Parallelamente al "naufragio" europeo avanza la guerra per procura. Secondo il New York Times, nella riconquista da parte del governo di Tripoli della base di Al-Watiya ha avuto un ruolo fondamentale l'artiglieria turca che avrebbe schiantato le batterie russe di difesa. Forse per quello il presidente russo Putin ha deciso di "mostrare i suoi gioielli aerei"

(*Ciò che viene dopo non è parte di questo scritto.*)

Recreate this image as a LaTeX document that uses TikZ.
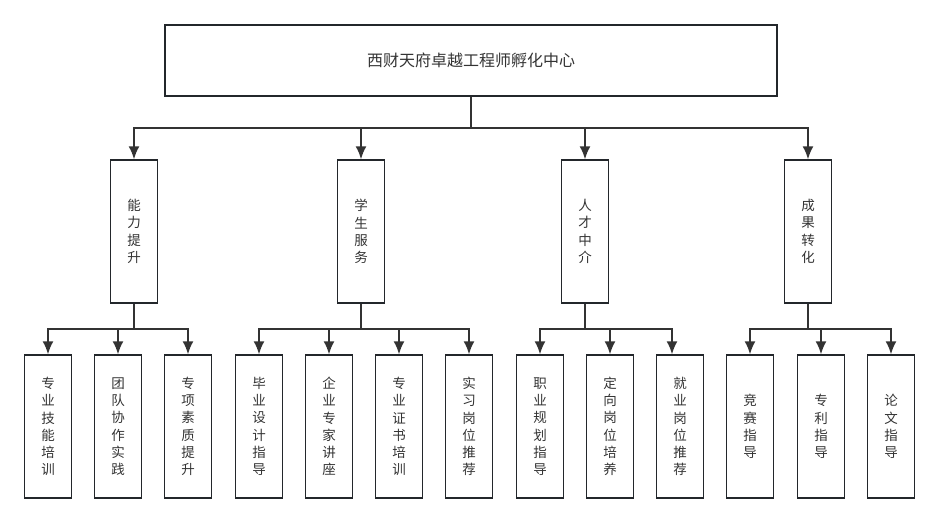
\documentclass[tikz,border=0pt]{standalone}
\usepackage{fontspec}
\usepackage{xcolor}
\usepackage{tikz}
\usetikzlibrary{arrows.meta}
\usetikzlibrary{positioning}
\newfontfamily\cjk{Noto Sans CJK SC}
\definecolor{boxline}{HTML}{23272B}
\definecolor{conline}{HTML}{333333}
\definecolor{txt}{HTML}{333333}
\tikzset{
  topbox/.style={draw=boxline,line width=1.5pt,minimum width=612pt,minimum height=71pt,inner sep=0pt,font=\cjk\fontsize{16}{18}\selectfont,text=txt},
  midbox/.style={draw=boxline,line width=1.5pt,minimum width=47pt,minimum height=143pt,inner sep=0pt,align=center,font=\cjk\fontsize{13.5}{17.3}\selectfont,text=txt},
  leafbox/.style={midbox},
  conn/.style={draw=conline,line width=1.6pt,-{Latex[length=13pt,width=11pt]}}
}
\begin{document}
\begin{tikzpicture}[x=1pt,y=-1pt]
 	\useasboundingbox (0,0) rectangle (940,523);
 	\node[topbox] (top) at (471,60.5) {西财天府卓越工程师孵化中心};
 	% second level
 	\foreach \n/\x/\t in {m1/134/{能\\力\\提\\升},m2/361/{学\\生\\服\\务},m3/585/{人\\才\\中\\介},m4/808/{成\\果\\转\\化}}
 	\node[midbox] (\n) at (\x,231.5) {\t};
 	% leaves
 	\foreach \n/\x/\t in {l1/48/{专\\业\\技\\能\\培\\训},l2/118/{团\\队\\协\\作\\实\\践},l3/188/{专\\项\\素\\质\\提\\升},
 	l4/259/{毕\\业\\设\\计\\指\\导},l5/329/{企\\业\\专\\家\\讲\\座},l6/399/{专\\业\\证\\书\\培\\训},l7/469/{实\\习\\岗\\位\\推\\荐},
 	l8/540/{职\\业\\规\\划\\指\\导},l9/610/{定\\向\\岗\\位\\培\\养},l10/680/{就\\业\\岗\\位\\推\\荐},
 	l11/750/{竞\\赛\\指\\导},l12/821/{专\\利\\指\\导},l13/891/{论\\文\\指\\导}}
 	\node[leafbox] (\n) at (\x,426.5) {\t};
 	\coordinate (bus) at (0,128);
 	\coordinate (sub) at (0,329);
 	\foreach \m in {m1,m2,m3,m4}
 	\draw[conn] (top.south) -- (top.south |- bus) -| (\m.north);
 	\foreach \m/\l in {m1/l1,m1/l2,m1/l3,m2/l4,m2/l5,m2/l6,m2/l7,m3/l8,m3/l9,m4/l11,m4/l12,m4/l13}
 	\draw[conn] (\m.south) -- (\m.south |- sub) -| (\l.north);
 	\draw[conn] (m3.south) -- (m3.south |- sub) -| ([xshift=-8pt]l10.north);
\end{tikzpicture}
\end{document}
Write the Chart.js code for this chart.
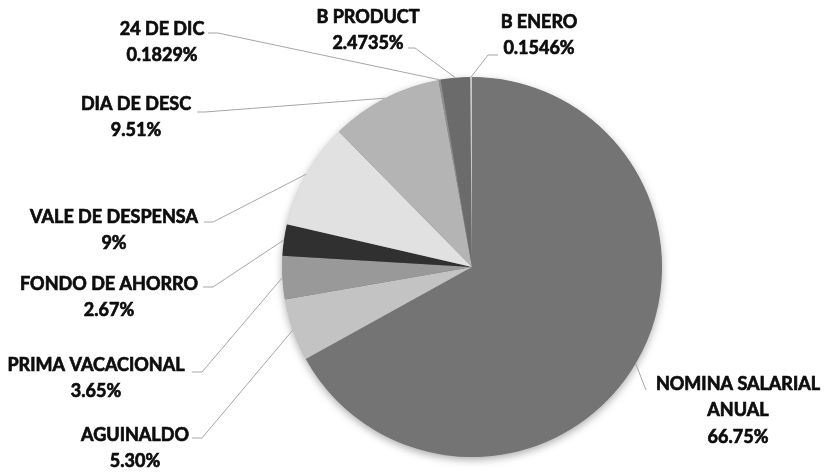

Ma se la diplomazia europea "delle feluche" si scioglie come neve al sole nel panorama libico, gli "affari" per molti paesi europei paiono invece rendere bene. Dopo la conferenza di Berlino dello scorso gennaio che ha imposto l'embargo, la Germania ha venduto armi ai paesi coinvolti nella guerra in Libia per 331 milioni di dollari.

Il nostro paese non è da meno. Secondo il magazine "Analisi difesa", sempre ben informato sulle commesse militari, Il Cairo è interessato a rilevare al più presto per 1,2 miliardi di euro la nona e la decima Fremm realizzate da Fincantieri per la Marina Militare Italiana, le fregate multiruolo Spartaco Schergat ed Emilio Bianchi. Un bel tesoretto che fa gola al governo Conte. E il Cairo "tifa manu militare" per l'uomo forte della Cirenaica.

Ovviamente, la cecità europea sul conflitto libico non evita ai suoi esponenti di alto livello di esprimersi con tono enfatici.

L'Alto rappresentante dell'Unione europea per la politica estera e di sicurezza, Josep Borrell, nel suo intervento alla conferenza annuale degli ambasciatori tedeschi ha infatti affermato: "La Libia è la prova della credibilità dell'Unione europea, a portata di mano. La Germania ha svolto un lavoro eccellente nell'ambito del processo di Berlino per la Libia, dimostrando la propria leadership e allo stesso tempo 'pensando all'Europa', associando l'Ue e tutti gli Stati membri al processo. Questo è un modello per come la politica estera europea può e deve essere costruita".

Peccato che sul terreno i governi europei, che Josep Borrell rappresenterebbe, vadano non solo in ordine sparso. O meglio Francia, e ultimamente Grecia, col generalone della Cirenaica, mentre altri paesi, fra cui l'Italia sempre più dubbiosa, sostengano il governo di Tripoli. Davvero una strana politica di leadership.